■ TASK GOAL: Restate each line of the listing exactly, without carrying over any pictures.

(Entries with chart source code)
## START

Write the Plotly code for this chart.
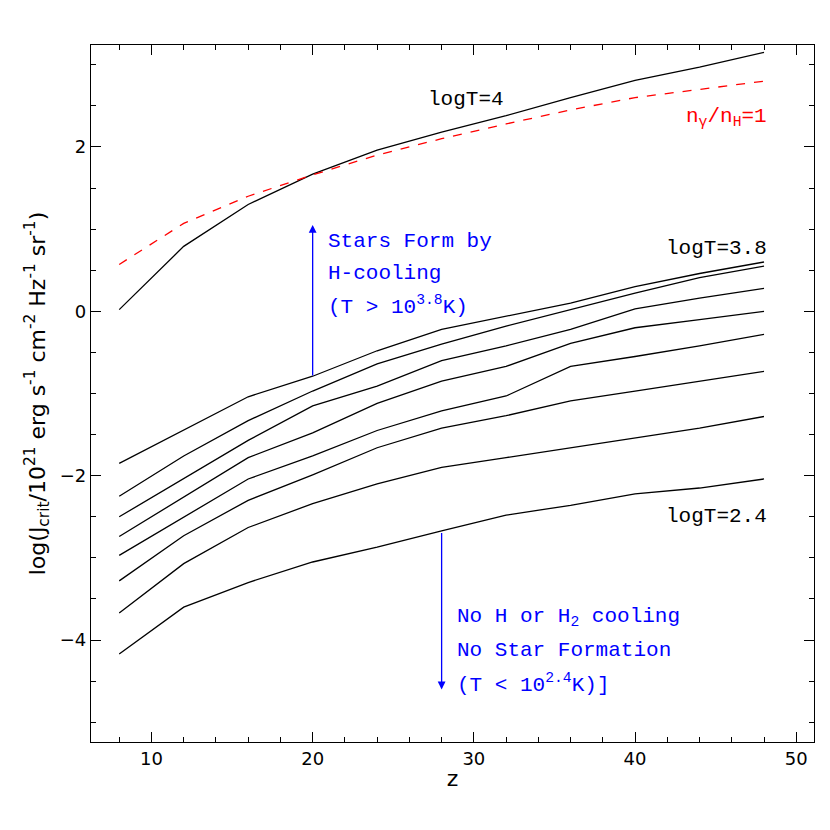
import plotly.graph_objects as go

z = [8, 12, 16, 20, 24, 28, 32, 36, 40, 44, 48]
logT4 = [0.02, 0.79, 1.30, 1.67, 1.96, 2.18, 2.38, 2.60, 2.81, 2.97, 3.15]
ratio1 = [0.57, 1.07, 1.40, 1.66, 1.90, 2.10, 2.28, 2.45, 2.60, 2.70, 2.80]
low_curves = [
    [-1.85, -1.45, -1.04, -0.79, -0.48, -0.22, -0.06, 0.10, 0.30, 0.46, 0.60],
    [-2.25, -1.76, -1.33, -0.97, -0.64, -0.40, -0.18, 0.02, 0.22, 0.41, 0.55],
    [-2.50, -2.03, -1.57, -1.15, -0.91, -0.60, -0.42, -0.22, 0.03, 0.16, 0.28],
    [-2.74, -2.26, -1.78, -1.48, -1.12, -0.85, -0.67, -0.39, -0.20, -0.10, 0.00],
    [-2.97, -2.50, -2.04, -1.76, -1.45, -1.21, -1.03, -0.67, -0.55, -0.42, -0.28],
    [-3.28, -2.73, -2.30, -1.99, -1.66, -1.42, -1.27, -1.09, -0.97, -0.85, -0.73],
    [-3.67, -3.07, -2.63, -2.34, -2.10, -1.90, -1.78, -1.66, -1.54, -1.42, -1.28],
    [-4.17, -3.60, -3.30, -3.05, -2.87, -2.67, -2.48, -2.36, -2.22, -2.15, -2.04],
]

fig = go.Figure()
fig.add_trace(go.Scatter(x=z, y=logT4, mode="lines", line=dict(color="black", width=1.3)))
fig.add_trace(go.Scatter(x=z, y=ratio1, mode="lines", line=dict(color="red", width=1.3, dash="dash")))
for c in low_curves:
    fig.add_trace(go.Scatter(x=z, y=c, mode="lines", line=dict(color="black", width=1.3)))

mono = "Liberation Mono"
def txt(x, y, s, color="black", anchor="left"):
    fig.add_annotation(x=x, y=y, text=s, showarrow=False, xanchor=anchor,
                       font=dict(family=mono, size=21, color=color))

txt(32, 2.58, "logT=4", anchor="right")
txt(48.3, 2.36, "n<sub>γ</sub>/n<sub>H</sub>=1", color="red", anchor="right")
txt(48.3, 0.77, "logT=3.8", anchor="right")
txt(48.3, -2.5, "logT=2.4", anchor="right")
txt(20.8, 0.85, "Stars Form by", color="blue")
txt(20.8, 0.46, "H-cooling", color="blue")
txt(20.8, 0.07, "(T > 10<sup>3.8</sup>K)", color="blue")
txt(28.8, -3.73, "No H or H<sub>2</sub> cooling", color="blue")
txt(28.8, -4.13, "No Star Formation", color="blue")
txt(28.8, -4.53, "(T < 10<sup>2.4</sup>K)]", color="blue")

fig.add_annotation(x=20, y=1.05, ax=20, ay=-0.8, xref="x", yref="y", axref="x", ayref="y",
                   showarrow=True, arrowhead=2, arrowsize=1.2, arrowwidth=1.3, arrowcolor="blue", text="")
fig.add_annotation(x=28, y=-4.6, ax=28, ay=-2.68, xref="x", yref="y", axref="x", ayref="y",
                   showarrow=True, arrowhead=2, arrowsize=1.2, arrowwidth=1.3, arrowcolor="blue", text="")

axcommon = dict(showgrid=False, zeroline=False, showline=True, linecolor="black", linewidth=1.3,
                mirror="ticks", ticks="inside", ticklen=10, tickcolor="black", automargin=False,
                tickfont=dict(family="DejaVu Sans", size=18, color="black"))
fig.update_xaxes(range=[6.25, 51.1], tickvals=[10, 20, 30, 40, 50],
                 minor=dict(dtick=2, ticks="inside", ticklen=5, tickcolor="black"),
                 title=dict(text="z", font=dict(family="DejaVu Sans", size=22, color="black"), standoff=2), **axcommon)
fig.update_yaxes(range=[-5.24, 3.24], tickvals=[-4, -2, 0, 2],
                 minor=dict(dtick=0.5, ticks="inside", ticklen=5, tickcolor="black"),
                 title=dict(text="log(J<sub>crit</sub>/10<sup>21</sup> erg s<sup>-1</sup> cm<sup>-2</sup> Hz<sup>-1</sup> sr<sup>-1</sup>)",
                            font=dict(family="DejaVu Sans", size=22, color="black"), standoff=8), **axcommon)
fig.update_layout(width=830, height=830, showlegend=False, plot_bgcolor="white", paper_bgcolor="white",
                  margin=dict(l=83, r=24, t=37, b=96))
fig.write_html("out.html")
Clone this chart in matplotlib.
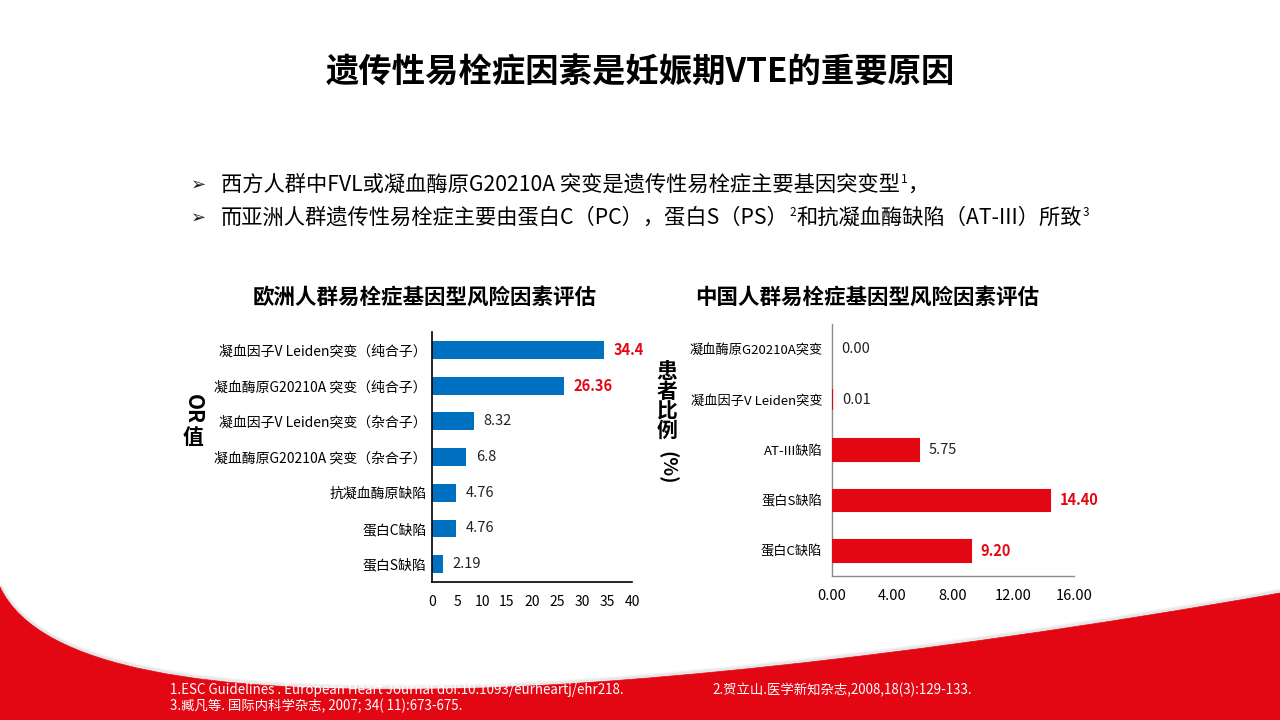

## END

■ TASK OUTPUT:
Write the Plotly code for this chart.
import plotly.graph_objects as go

z = [8, 12, 16, 20, 24, 28, 32, 36, 40, 44, 48]
logT4 = [0.02, 0.79, 1.30, 1.67, 1.96, 2.18, 2.38, 2.60, 2.81, 2.97, 3.15]
ratio1 = [0.57, 1.07, 1.40, 1.66, 1.90, 2.10, 2.28, 2.45, 2.60, 2.70, 2.80]
low_curves = [
    [-1.85, -1.45, -1.04, -0.79, -0.48, -0.22, -0.06, 0.10, 0.30, 0.46, 0.60],
    [-2.25, -1.76, -1.33, -0.97, -0.64, -0.40, -0.18, 0.02, 0.22, 0.41, 0.55],
    [-2.50, -2.03, -1.57, -1.15, -0.91, -0.60, -0.42, -0.22, 0.03, 0.16, 0.28],
    [-2.74, -2.26, -1.78, -1.48, -1.12, -0.85, -0.67, -0.39, -0.20, -0.10, 0.00],
    [-2.97, -2.50, -2.04, -1.76, -1.45, -1.21, -1.03, -0.67, -0.55, -0.42, -0.28],
    [-3.28, -2.73, -2.30, -1.99, -1.66, -1.42, -1.27, -1.09, -0.97, -0.85, -0.73],
    [-3.67, -3.07, -2.63, -2.34, -2.10, -1.90, -1.78, -1.66, -1.54, -1.42, -1.28],
    [-4.17, -3.60, -3.30, -3.05, -2.87, -2.67, -2.48, -2.36, -2.22, -2.15, -2.04],
]

fig = go.Figure()
fig.add_trace(go.Scatter(x=z, y=logT4, mode="lines", line=dict(color="black", width=1.3)))
fig.add_trace(go.Scatter(x=z, y=ratio1, mode="lines", line=dict(color="red", width=1.3, dash="dash")))
for c in low_curves:
    fig.add_trace(go.Scatter(x=z, y=c, mode="lines", line=dict(color="black", width=1.3)))

mono = "Liberation Mono"
def txt(x, y, s, color="black", anchor="left"):
    fig.add_annotation(x=x, y=y, text=s, showarrow=False, xanchor=anchor,
                       font=dict(family=mono, size=21, color=color))

txt(32, 2.58, "logT=4", anchor="right")
txt(48.3, 2.36, "n<sub>γ</sub>/n<sub>H</sub>=1", color="red", anchor="right")
txt(48.3, 0.77, "logT=3.8", anchor="right")
txt(48.3, -2.5, "logT=2.4", anchor="right")
txt(20.8, 0.85, "Stars Form by", color="blue")
txt(20.8, 0.46, "H-cooling", color="blue")
txt(20.8, 0.07, "(T > 10<sup>3.8</sup>K)", color="blue")
txt(28.8, -3.73, "No H or H<sub>2</sub> cooling", color="blue")
txt(28.8, -4.13, "No Star Formation", color="blue")
txt(28.8, -4.53, "(T < 10<sup>2.4</sup>K)]", color="blue")

fig.add_annotation(x=20, y=1.05, ax=20, ay=-0.8, xref="x", yref="y", axref="x", ayref="y",
                   showarrow=True, arrowhead=2, arrowsize=1.2, arrowwidth=1.3, arrowcolor="blue", text="")
fig.add_annotation(x=28, y=-4.6, ax=28, ay=-2.68, xref="x", yref="y", axref="x", ayref="y",
                   showarrow=True, arrowhead=2, arrowsize=1.2, arrowwidth=1.3, arrowcolor="blue", text="")

axcommon = dict(showgrid=False, zeroline=False, showline=True, linecolor="black", linewidth=1.3,
                mirror="ticks", ticks="inside", ticklen=10, tickcolor="black", automargin=False,
                tickfont=dict(family="DejaVu Sans", size=18, color="black"))
fig.update_xaxes(range=[6.25, 51.1], tickvals=[10, 20, 30, 40, 50],
                 minor=dict(dtick=2, ticks="inside", ticklen=5, tickcolor="black"),
                 title=dict(text="z", font=dict(family="DejaVu Sans", size=22, color="black"), standoff=2), **axcommon)
fig.update_yaxes(range=[-5.24, 3.24], tickvals=[-4, -2, 0, 2],
                 minor=dict(dtick=0.5, ticks="inside", ticklen=5, tickcolor="black"),
                 title=dict(text="log(J<sub>crit</sub>/10<sup>21</sup> erg s<sup>-1</sup> cm<sup>-2</sup> Hz<sup>-1</sup> sr<sup>-1</sup>)",
                            font=dict(family="DejaVu Sans", size=22, color="black"), standoff=8), **axcommon)
fig.update_layout(width=830, height=830, showlegend=False, plot_bgcolor="white", paper_bgcolor="white",
                  margin=dict(l=83, r=24, t=37, b=96))
fig.write_html("out.html")
Clone this chart in matplotlib.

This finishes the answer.